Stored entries
##############################

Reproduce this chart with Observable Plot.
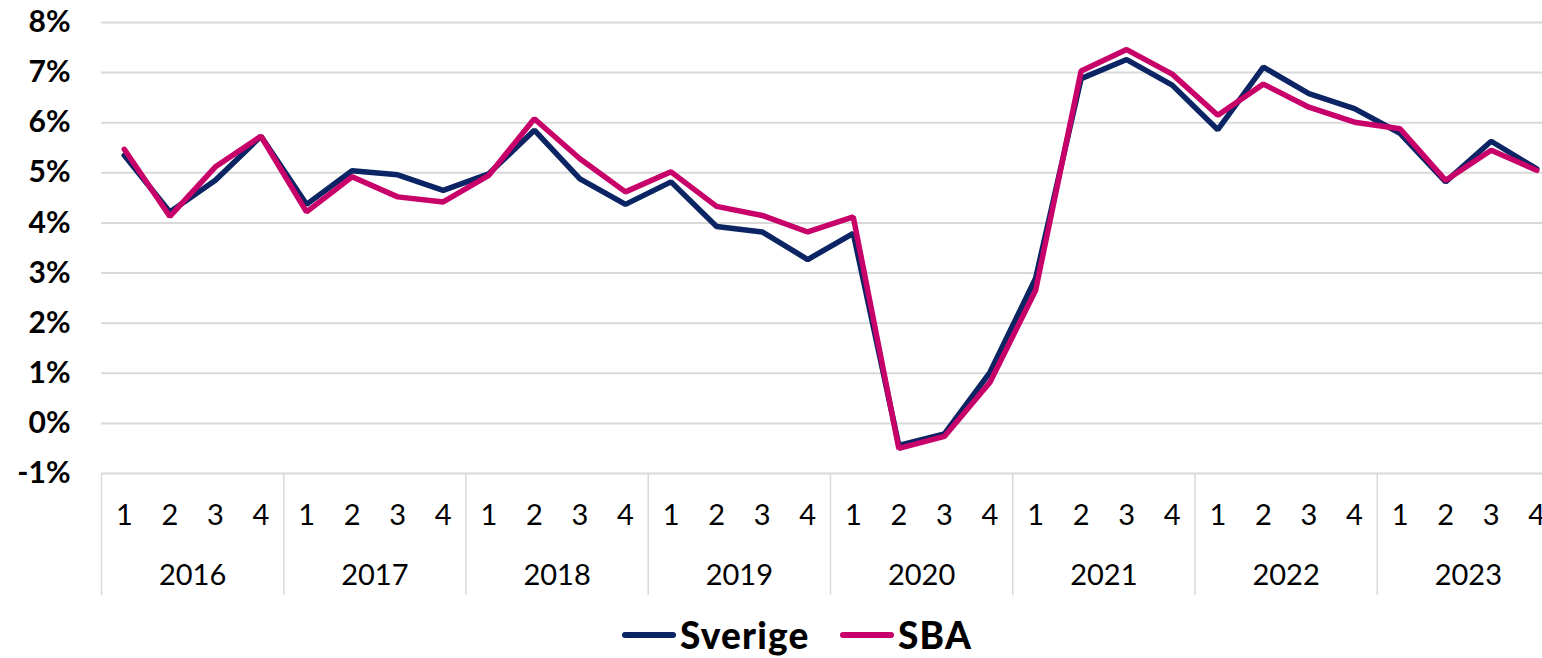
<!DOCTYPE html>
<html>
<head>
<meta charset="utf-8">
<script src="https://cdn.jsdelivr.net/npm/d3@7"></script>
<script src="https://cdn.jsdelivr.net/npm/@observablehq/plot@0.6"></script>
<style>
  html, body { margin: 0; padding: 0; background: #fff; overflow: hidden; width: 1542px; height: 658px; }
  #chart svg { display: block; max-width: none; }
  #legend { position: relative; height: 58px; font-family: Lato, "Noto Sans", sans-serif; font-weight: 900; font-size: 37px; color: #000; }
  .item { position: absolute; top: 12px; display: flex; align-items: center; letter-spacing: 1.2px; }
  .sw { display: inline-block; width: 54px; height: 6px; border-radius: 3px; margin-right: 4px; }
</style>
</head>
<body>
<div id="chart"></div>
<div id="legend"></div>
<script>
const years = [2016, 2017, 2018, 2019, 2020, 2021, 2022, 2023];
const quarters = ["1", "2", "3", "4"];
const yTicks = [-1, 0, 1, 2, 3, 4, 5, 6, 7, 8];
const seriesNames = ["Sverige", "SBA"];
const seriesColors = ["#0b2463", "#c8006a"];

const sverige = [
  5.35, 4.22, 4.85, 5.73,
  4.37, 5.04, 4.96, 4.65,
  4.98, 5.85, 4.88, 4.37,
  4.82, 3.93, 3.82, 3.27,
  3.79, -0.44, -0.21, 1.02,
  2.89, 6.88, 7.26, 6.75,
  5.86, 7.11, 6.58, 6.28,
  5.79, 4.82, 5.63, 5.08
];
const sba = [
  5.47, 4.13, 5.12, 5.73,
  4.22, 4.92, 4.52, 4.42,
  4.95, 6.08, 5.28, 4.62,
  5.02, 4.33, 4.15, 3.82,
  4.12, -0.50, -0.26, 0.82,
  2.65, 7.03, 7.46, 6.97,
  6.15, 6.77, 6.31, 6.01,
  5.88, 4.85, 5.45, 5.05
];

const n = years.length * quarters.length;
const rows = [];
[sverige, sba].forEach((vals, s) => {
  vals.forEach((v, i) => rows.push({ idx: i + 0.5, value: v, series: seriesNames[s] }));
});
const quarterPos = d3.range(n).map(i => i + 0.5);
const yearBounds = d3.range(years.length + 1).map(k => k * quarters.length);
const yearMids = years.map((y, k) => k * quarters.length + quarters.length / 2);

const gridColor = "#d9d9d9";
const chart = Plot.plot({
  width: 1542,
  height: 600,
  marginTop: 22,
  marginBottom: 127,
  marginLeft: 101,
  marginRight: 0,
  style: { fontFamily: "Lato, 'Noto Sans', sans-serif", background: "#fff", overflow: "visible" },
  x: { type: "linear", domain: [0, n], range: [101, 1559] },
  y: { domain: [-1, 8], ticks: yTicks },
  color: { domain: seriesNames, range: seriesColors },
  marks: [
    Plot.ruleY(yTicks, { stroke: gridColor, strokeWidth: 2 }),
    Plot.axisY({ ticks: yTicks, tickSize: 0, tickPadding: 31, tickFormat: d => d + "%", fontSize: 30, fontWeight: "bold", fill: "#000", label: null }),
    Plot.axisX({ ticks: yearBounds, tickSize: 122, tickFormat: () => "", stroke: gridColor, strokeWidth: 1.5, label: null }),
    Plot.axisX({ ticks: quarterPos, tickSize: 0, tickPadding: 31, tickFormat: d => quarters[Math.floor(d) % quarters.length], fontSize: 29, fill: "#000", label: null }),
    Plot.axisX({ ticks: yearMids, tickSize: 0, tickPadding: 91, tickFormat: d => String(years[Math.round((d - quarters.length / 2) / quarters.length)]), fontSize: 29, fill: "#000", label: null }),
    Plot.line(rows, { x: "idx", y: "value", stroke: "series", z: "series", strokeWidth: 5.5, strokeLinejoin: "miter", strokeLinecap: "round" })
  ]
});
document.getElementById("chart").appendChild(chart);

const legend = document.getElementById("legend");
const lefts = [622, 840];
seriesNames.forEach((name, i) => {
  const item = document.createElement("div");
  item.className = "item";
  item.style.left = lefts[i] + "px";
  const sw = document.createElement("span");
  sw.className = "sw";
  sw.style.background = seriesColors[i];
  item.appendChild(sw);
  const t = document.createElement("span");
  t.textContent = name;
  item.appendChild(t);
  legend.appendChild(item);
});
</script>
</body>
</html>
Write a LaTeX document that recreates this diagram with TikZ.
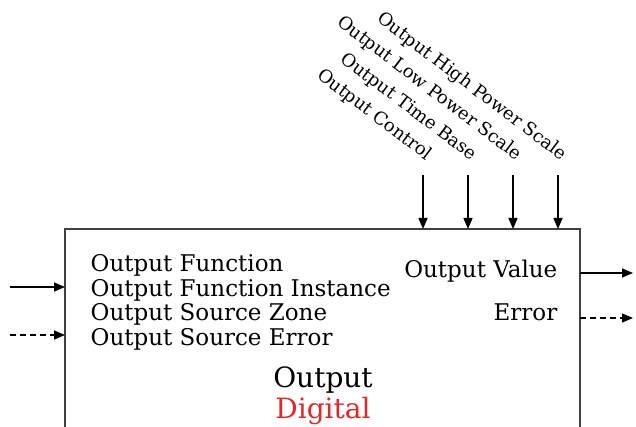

##############################

> _Exercise prompt_: Above are the records; reproduce them exactly and leave out the pictures.

> _Task answer_:
Reproduce this chart with Observable Plot.
<!DOCTYPE html>
<html>
<head>
<meta charset="utf-8">
<script src="https://cdn.jsdelivr.net/npm/d3@7"></script>
<script src="https://cdn.jsdelivr.net/npm/@observablehq/plot@0.6"></script>
<style>
  html, body { margin: 0; padding: 0; background: #fff; overflow: hidden; width: 1542px; height: 658px; }
  #chart svg { display: block; max-width: none; }
  #legend { position: relative; height: 58px; font-family: Lato, "Noto Sans", sans-serif; font-weight: 900; font-size: 37px; color: #000; }
  .item { position: absolute; top: 12px; display: flex; align-items: center; letter-spacing: 1.2px; }
  .sw { display: inline-block; width: 54px; height: 6px; border-radius: 3px; margin-right: 4px; }
</style>
</head>
<body>
<div id="chart"></div>
<div id="legend"></div>
<script>
const years = [2016, 2017, 2018, 2019, 2020, 2021, 2022, 2023];
const quarters = ["1", "2", "3", "4"];
const yTicks = [-1, 0, 1, 2, 3, 4, 5, 6, 7, 8];
const seriesNames = ["Sverige", "SBA"];
const seriesColors = ["#0b2463", "#c8006a"];

const sverige = [
  5.35, 4.22, 4.85, 5.73,
  4.37, 5.04, 4.96, 4.65,
  4.98, 5.85, 4.88, 4.37,
  4.82, 3.93, 3.82, 3.27,
  3.79, -0.44, -0.21, 1.02,
  2.89, 6.88, 7.26, 6.75,
  5.86, 7.11, 6.58, 6.28,
  5.79, 4.82, 5.63, 5.08
];
const sba = [
  5.47, 4.13, 5.12, 5.73,
  4.22, 4.92, 4.52, 4.42,
  4.95, 6.08, 5.28, 4.62,
  5.02, 4.33, 4.15, 3.82,
  4.12, -0.50, -0.26, 0.82,
  2.65, 7.03, 7.46, 6.97,
  6.15, 6.77, 6.31, 6.01,
  5.88, 4.85, 5.45, 5.05
];

const n = years.length * quarters.length;
const rows = [];
[sverige, sba].forEach((vals, s) => {
  vals.forEach((v, i) => rows.push({ idx: i + 0.5, value: v, series: seriesNames[s] }));
});
const quarterPos = d3.range(n).map(i => i + 0.5);
const yearBounds = d3.range(years.length + 1).map(k => k * quarters.length);
const yearMids = years.map((y, k) => k * quarters.length + quarters.length / 2);

const gridColor = "#d9d9d9";
const chart = Plot.plot({
  width: 1542,
  height: 600,
  marginTop: 22,
  marginBottom: 127,
  marginLeft: 101,
  marginRight: 0,
  style: { fontFamily: "Lato, 'Noto Sans', sans-serif", background: "#fff", overflow: "visible" },
  x: { type: "linear", domain: [0, n], range: [101, 1559] },
  y: { domain: [-1, 8], ticks: yTicks },
  color: { domain: seriesNames, range: seriesColors },
  marks: [
    Plot.ruleY(yTicks, { stroke: gridColor, strokeWidth: 2 }),
    Plot.axisY({ ticks: yTicks, tickSize: 0, tickPadding: 31, tickFormat: d => d + "%", fontSize: 30, fontWeight: "bold", fill: "#000", label: null }),
    Plot.axisX({ ticks: yearBounds, tickSize: 122, tickFormat: () => "", stroke: gridColor, strokeWidth: 1.5, label: null }),
    Plot.axisX({ ticks: quarterPos, tickSize: 0, tickPadding: 31, tickFormat: d => quarters[Math.floor(d) % quarters.length], fontSize: 29, fill: "#000", label: null }),
    Plot.axisX({ ticks: yearMids, tickSize: 0, tickPadding: 91, tickFormat: d => String(years[Math.round((d - quarters.length / 2) / quarters.length)]), fontSize: 29, fill: "#000", label: null }),
    Plot.line(rows, { x: "idx", y: "value", stroke: "series", z: "series", strokeWidth: 5.5, strokeLinejoin: "miter", strokeLinecap: "round" })
  ]
});
document.getElementById("chart").appendChild(chart);

const legend = document.getElementById("legend");
const lefts = [622, 840];
seriesNames.forEach((name, i) => {
  const item = document.createElement("div");
  item.className = "item";
  item.style.left = lefts[i] + "px";
  const sw = document.createElement("span");
  sw.className = "sw";
  sw.style.background = seriesColors[i];
  item.appendChild(sw);
  const t = document.createElement("span");
  t.textContent = name;
  item.appendChild(t);
  legend.appendChild(item);
});
</script>
</body>
</html>
Write a LaTeX document that recreates this diagram with TikZ.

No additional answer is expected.